How wonderful it was, then, to hear Olivia Colman as an intelligence agency chief in the TV adaptation of John le Carré’s The Night Manager. Not only was her performance a contender for another Bafta for Colman, she plays a woman named Angela Burr with a strong northern accent and fearless principles. I’m not sure where exactly in the north Burr is supposed to be from, but her voice passes a resemblance to a woman from Halifax who used to be my line manager when I worked as a temp at Yorkshire Water.

Anyway, as cheering as were her flat vowels crashing through the normally RP-dominated BBC1 9pm Sunday slot, Colman’s accent is so striking because, in real life, Whitehall is almost devoid of regional voices. In 15 years of dealing with civil servants while working in Westminster, I must have heard only a handful. Some MPs, of course, keep theirs as a badge of honour and to keep it real for their constituents. But the rest of us are blended into a gigantic smoothie of estuary English. I am complicit in this: after living in Liverpool and Leeds I moved to London in 2001 and was so aware of my deep Us and flat vowels – being openly mocked by a press officer when I called him to ask what his boss was “uup to” – that I started to style out my accent in order to feel less of an outsider.

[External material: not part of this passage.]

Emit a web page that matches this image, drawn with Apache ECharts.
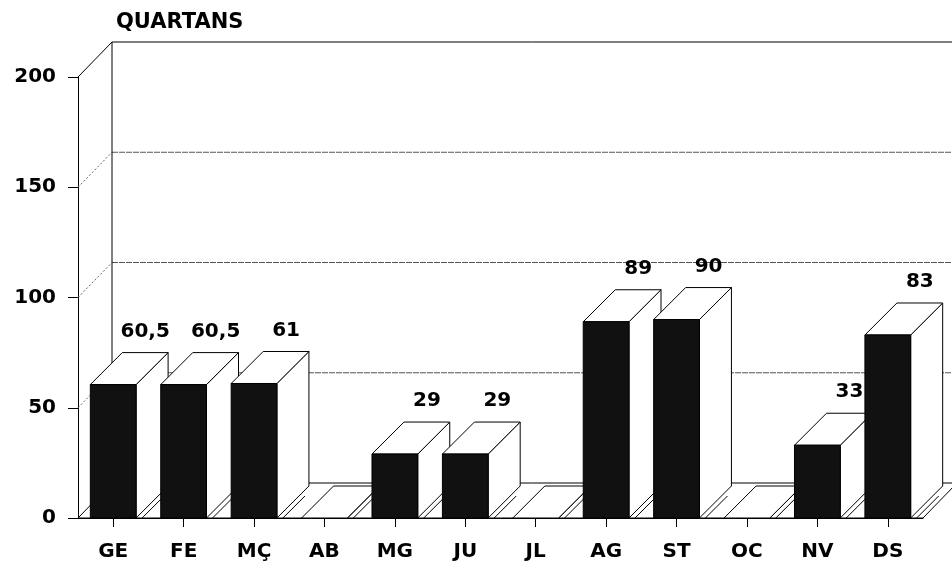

The Civil and Diplomatic Services are not the stuffy organisations they once were, although they are still dominated by ex-public school boys and girls. They are very conscious of their need to become more diverse. But when I try to imagine a real-life Angela Burr telling a colleague: “He was my leg man in Kiev”, it seems like an improbable fiction.

Promises, promises

Of all the pledges David Cameron regrets making, surely promising to cut migration to the “tens of thousands” in 2010 is top of the list?

Brexit campaigners have seized on the latest figures showing net migration in the year to last September was 323,000, including 172,000 from within the EU, as further evidence why the UK should leave. It is hard to see migration ever being below 100,000, despite the PM’s claims that his Euro deal, which places restrictions on benefits for EU migrants, will curb the pull factor. Yet as long as migrants are portrayed as a drain on the economy, rather than an essential contributor, he will struggle to win the argument.

Days before the migration figures were published, another set of data came out: unemployment remaining at its lowest level since 2005, of 5.1 per cent, for the last quarter of 2015. Are the two figures linked, perhaps?

Everybody out ... to vote, that is

Whatever happens in June’s referendum, it must be recognised as a triumph for democracy. Given that everyone has a vote on a simple question, there can be no claims of unfair boundary changes or dodgy candidates for political parties.

The 2009 expenses scandal fuelled voters’ concerns about politicians being out of touch and not listening. Now we have petitions that have to be debated in Parliament once they reach 100,000 and a nationwide plebiscite to settle one of the most divisive arguments in our country.

There can be no excuse for apathy, with the accompanying cry of “all political parties are the same”, when everyone is being given their say on Europe.

Cameron tie-ed in knots

The Prime Minister’s attack on Jeremy Corbyn’s attire at PMQs – when Cameron said his mother would tell the Labour leader to “put on a proper suit, do up your tie and sing the National Anthem” – was ill-advised (although DJ Taylor on page 40 may disagree), particularly when many of his backbenchers are irritated at the way the PM tackled Boris Johnson in the Commons earlier in the week over the EU referendum.

But it was also hypocritical. From early on in his leadership, Cameron was obsessively tieless as part of his modernisation get-up – not just when he was channelling Boden Dad in his navy pullover and jeans, but frequently, when he tried to show Just How Much The Conservative Party Has Changed, he would be in shirtsleeves but without a tie.

In his first term as premier, he took into No 10 one of the scruffiest men in Westminster, Steve Hilton, who would walk around in what my mother calls stockinged feet. Cameron’s former strategist also once reportedly tried to board a plane in California without shoes. There is no chance he even possesses a tie, let alone knows how to do one up.

Given that Corbyn revelled in his scruffiness during last year’s Labour leadership campaign, his appearance at PMQs is relatively smart. Perhaps it is one rule for brilliant gurus, and another for leaders of the Labour Party. Or, you might say, Corbyn is a clock radio struggling to find his FM signal in our digital age.